HumMUSS: Human Motion Understanding using State Space Models
Arnab Kumar Mondal, Stefano Alletto, Denis Tome
TL;DR
HumMUSS introduces an attention-free spatiotemporal backbone based on diagonal state space models for human motion understanding, addressing real-time inference and frame-rate generalization limitations of Transformer models. The architecture uses two streams of gated Diagonal SSM blocks (Bidirectional and Unidirectional) to build a two-stream spatiotemporal layer that fuses spatial-then-temporal and temporal-then-spatial information with learnable weights. Pretrained on 3D motion and 2D lifting tasks, HumMUSS achieves competitive results in 3D pose estimation, mesh recovery, and skeleton-based action recognition, while offering significant gains in training speed, memory efficiency, and robust generalization to unseen frame rates, including a fully causal variant for real-time use.
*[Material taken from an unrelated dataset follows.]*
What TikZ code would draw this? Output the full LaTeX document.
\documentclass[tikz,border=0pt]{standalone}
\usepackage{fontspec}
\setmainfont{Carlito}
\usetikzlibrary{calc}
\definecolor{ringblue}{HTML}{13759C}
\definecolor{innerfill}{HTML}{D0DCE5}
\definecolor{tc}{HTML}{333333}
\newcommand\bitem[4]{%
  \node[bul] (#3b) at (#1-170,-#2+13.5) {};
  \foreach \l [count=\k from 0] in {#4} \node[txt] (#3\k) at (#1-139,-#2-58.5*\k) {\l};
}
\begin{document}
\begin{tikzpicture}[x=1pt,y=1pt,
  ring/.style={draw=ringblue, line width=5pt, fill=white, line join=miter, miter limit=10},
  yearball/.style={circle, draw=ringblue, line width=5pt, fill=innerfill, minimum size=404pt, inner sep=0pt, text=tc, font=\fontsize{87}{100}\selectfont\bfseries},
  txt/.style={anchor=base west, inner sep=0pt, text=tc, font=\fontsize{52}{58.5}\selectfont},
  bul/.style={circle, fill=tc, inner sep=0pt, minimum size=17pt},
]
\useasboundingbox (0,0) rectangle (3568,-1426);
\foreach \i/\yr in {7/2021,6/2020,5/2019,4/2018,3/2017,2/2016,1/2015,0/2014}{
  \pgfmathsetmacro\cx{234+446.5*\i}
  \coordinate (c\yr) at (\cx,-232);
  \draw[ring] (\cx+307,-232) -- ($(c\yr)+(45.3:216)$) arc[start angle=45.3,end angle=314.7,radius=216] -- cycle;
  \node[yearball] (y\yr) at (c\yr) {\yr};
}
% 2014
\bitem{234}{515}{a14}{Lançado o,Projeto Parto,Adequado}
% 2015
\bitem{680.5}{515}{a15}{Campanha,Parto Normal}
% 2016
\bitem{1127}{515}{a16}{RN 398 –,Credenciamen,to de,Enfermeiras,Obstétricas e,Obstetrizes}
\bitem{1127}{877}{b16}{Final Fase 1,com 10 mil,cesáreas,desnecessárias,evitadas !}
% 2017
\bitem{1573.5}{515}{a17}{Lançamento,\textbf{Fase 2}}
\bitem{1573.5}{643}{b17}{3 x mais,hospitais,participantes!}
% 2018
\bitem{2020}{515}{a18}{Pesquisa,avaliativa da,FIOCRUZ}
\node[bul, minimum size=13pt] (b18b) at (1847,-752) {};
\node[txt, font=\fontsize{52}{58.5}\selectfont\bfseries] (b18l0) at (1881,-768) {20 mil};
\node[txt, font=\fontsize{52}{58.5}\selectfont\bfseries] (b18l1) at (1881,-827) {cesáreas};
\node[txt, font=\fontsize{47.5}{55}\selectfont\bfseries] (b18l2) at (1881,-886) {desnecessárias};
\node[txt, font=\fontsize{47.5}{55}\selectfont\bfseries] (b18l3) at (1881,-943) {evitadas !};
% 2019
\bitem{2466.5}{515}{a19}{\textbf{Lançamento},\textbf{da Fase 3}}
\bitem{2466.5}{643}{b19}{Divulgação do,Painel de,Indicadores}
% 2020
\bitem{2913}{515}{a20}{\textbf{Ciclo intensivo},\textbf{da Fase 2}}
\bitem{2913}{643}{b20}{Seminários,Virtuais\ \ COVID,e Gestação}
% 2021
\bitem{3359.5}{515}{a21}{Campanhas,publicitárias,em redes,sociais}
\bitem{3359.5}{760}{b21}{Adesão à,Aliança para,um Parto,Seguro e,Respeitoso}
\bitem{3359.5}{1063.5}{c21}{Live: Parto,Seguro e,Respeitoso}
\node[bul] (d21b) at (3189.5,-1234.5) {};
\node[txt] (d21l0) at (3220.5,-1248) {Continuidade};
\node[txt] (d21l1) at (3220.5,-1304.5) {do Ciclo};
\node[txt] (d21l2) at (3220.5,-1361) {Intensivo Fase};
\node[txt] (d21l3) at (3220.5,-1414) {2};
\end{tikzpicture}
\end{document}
The work demonstrates that a continuous-time, attention-free SSM approach can match Transformer performance on multiple motion tasks while delivering practical benefits for on-device, real-time applications.
Abstract
Understanding human motion from video is essential for a range of applications, including pose estimation, mesh recovery and action recognition. While state-of-the-art methods predominantly rely on transformer-based architectures, these approaches have limitations in practical scenarios. Transformers are slower when sequentially predicting on a continuous stream of frames in real-time, and do not generalize to new frame rates. In light of these constraints, we propose a novel attention-free spatiotemporal model for human motion understanding building upon recent advancements in state space models. Our model not only matches the performance of transformer-based models in various motion understanding tasks but also brings added benefits like adaptability to different video frame rates and enhanced training speed when working with longer sequence of keypoints. Moreover, the proposed model supports both offline and real-time applications. For real-time sequential prediction, our model is both memory efficient and several times faster than transformer-based approaches while maintaining their high accuracy.